The Fen Beds crept over an area where the underlying formation had been undergoing vicissitudes due to slow geographical changes—changes which, being at sea level and near the conflict of tides and upland water, produced irregular but often important results.
There is not in the Fens any continuous record of what took place between the age in which the Little Downham Rhinoceros was buried in the gravel and that in which the Neolithic hunters poleaxed the Urus in the peat near Burwell.
Palaeontology of Fens.
Nor do we find any constant succession in the fauna and flora in the sections in the Fens any more than we find a uniform distribution of plants and animals over the surface to-day. The most numerous and largest specimens of the Urus I have obtained from near Isleham: the best preserved Beaver bones from Burwell. Modern changes of conditions have limited the district in which the fen fern (Thelypteris) or the swallow-tailed butterfly may now be seen; but nature in old times produced as great changes in local conditions as those now due to human agency.

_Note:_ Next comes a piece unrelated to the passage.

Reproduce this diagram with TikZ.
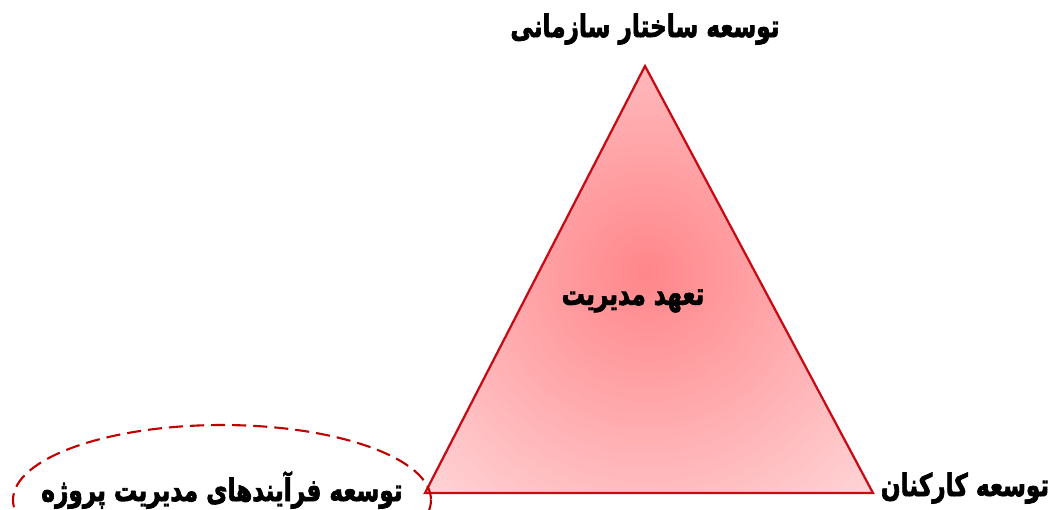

When we compare the fauna of the Areniferous Series with that of the Turbiferous, although there is not an entire sweeping away of the older vertebrate and invertebrate forms of life and an introduction of newer, there is a marked change in the whole facies.
There is plenty of evidence about Cambridge of the gradual extermination of species still going on. Indeed, I feel inclined to say that there is no such thing as a Holocene age. I remember land shells being common of which it is difficult now to find live specimens, and my wife[6] has shown how the mollusca are being differentiated in isolated ponds left here and there along the ancient river courses above the town.
But we have not in older beds of the Turbiferous or newer beds of the Areniferous Series any suggestion of continuity between the two. There must have been between them an unrepresented period of considerable duration in which very important changes were brought about. Perhaps it was then that England became an island and unsuitable for most of the life of the Areniferous age.
Not only have we in the Turbiferous as compared with the Areniferous Series a change of facies but we have many "representative forms," a point to which that keen naturalist, Edward Forbes, always attached great importance.
We have for instance in the Fen Beds the Brown Bear (Ursus arctos) with his flat pig-like skull, instead of the Grizzly (Ursus ferox) of the Gravels with his broad skull and front bombé.